- _What is needed_: Retype each line of the material exactly, please, skipping any picture in it.

- _Given information_:
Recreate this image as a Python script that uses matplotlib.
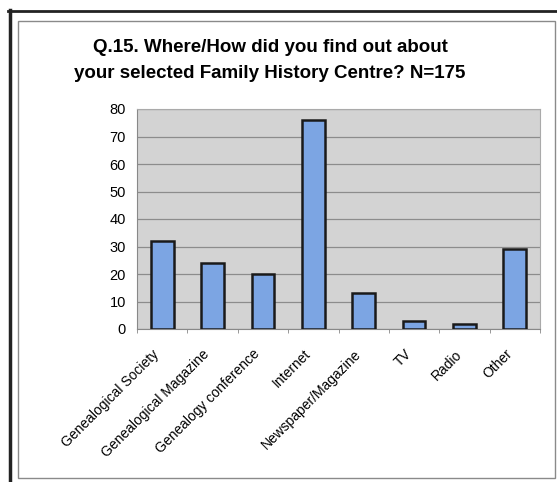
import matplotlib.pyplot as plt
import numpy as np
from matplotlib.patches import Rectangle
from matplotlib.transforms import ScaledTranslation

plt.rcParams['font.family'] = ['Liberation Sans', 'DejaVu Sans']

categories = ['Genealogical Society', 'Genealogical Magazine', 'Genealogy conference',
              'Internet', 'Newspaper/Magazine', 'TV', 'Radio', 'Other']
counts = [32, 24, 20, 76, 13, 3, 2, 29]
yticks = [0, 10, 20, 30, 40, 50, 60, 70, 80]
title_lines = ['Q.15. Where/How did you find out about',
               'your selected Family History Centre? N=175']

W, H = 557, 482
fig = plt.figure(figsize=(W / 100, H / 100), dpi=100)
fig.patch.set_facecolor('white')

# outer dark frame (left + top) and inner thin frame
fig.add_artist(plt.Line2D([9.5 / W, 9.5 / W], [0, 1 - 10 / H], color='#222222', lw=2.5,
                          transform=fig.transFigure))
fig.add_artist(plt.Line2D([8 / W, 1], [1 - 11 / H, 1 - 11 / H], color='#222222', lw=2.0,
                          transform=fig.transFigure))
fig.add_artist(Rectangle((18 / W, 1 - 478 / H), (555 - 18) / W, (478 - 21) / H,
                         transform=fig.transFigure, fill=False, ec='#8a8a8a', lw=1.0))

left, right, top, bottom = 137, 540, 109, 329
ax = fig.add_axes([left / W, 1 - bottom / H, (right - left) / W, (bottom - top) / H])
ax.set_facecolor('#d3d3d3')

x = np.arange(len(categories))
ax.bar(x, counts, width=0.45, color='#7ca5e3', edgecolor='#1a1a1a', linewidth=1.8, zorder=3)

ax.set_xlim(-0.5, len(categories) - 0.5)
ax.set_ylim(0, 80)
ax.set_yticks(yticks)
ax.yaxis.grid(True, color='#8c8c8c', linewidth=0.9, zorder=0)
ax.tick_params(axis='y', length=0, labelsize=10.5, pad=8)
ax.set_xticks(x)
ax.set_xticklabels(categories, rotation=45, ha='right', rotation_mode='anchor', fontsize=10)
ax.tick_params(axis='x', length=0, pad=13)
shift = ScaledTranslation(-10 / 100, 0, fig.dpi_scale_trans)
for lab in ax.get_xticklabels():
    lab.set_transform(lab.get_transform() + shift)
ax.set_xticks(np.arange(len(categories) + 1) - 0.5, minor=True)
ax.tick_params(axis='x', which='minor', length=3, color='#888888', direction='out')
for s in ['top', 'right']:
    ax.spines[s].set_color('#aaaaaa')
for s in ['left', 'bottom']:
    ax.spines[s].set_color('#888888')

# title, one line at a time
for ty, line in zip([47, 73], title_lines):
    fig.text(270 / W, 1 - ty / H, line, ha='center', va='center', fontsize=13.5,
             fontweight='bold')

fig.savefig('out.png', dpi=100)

- _Full solution_:
Recreate this image as a Python script that uses matplotlib.
import matplotlib.pyplot as plt
import numpy as np
from matplotlib.patches import Rectangle
from matplotlib.transforms import ScaledTranslation

plt.rcParams['font.family'] = ['Liberation Sans', 'DejaVu Sans']

categories = ['Genealogical Society', 'Genealogical Magazine', 'Genealogy conference',
              'Internet', 'Newspaper/Magazine', 'TV', 'Radio', 'Other']
counts = [32, 24, 20, 76, 13, 3, 2, 29]
yticks = [0, 10, 20, 30, 40, 50, 60, 70, 80]
title_lines = ['Q.15. Where/How did you find out about',
               'your selected Family History Centre? N=175']

W, H = 557, 482
fig = plt.figure(figsize=(W / 100, H / 100), dpi=100)
fig.patch.set_facecolor('white')

# outer dark frame (left + top) and inner thin frame
fig.add_artist(plt.Line2D([9.5 / W, 9.5 / W], [0, 1 - 10 / H], color='#222222', lw=2.5,
                          transform=fig.transFigure))
fig.add_artist(plt.Line2D([8 / W, 1], [1 - 11 / H, 1 - 11 / H], color='#222222', lw=2.0,
                          transform=fig.transFigure))
fig.add_artist(Rectangle((18 / W, 1 - 478 / H), (555 - 18) / W, (478 - 21) / H,
                         transform=fig.transFigure, fill=False, ec='#8a8a8a', lw=1.0))

left, right, top, bottom = 137, 540, 109, 329
ax = fig.add_axes([left / W, 1 - bottom / H, (right - left) / W, (bottom - top) / H])
ax.set_facecolor('#d3d3d3')

x = np.arange(len(categories))
ax.bar(x, counts, width=0.45, color='#7ca5e3', edgecolor='#1a1a1a', linewidth=1.8, zorder=3)

ax.set_xlim(-0.5, len(categories) - 0.5)
ax.set_ylim(0, 80)
ax.set_yticks(yticks)
ax.yaxis.grid(True, color='#8c8c8c', linewidth=0.9, zorder=0)
ax.tick_params(axis='y', length=0, labelsize=10.5, pad=8)
ax.set_xticks(x)
ax.set_xticklabels(categories, rotation=45, ha='right', rotation_mode='anchor', fontsize=10)
ax.tick_params(axis='x', length=0, pad=13)
shift = ScaledTranslation(-10 / 100, 0, fig.dpi_scale_trans)
for lab in ax.get_xticklabels():
    lab.set_transform(lab.get_transform() + shift)
ax.set_xticks(np.arange(len(categories) + 1) - 0.5, minor=True)
ax.tick_params(axis='x', which='minor', length=3, color='#888888', direction='out')
for s in ['top', 'right']:
    ax.spines[s].set_color('#aaaaaa')
for s in ['left', 'bottom']:
    ax.spines[s].set_color('#888888')

# title, one line at a time
for ty, line in zip([47, 73], title_lines):
    fig.text(270 / W, 1 - ty / H, line, ha='center', va='center', fontsize=13.5,
             fontweight='bold')

fig.savefig('out.png', dpi=100)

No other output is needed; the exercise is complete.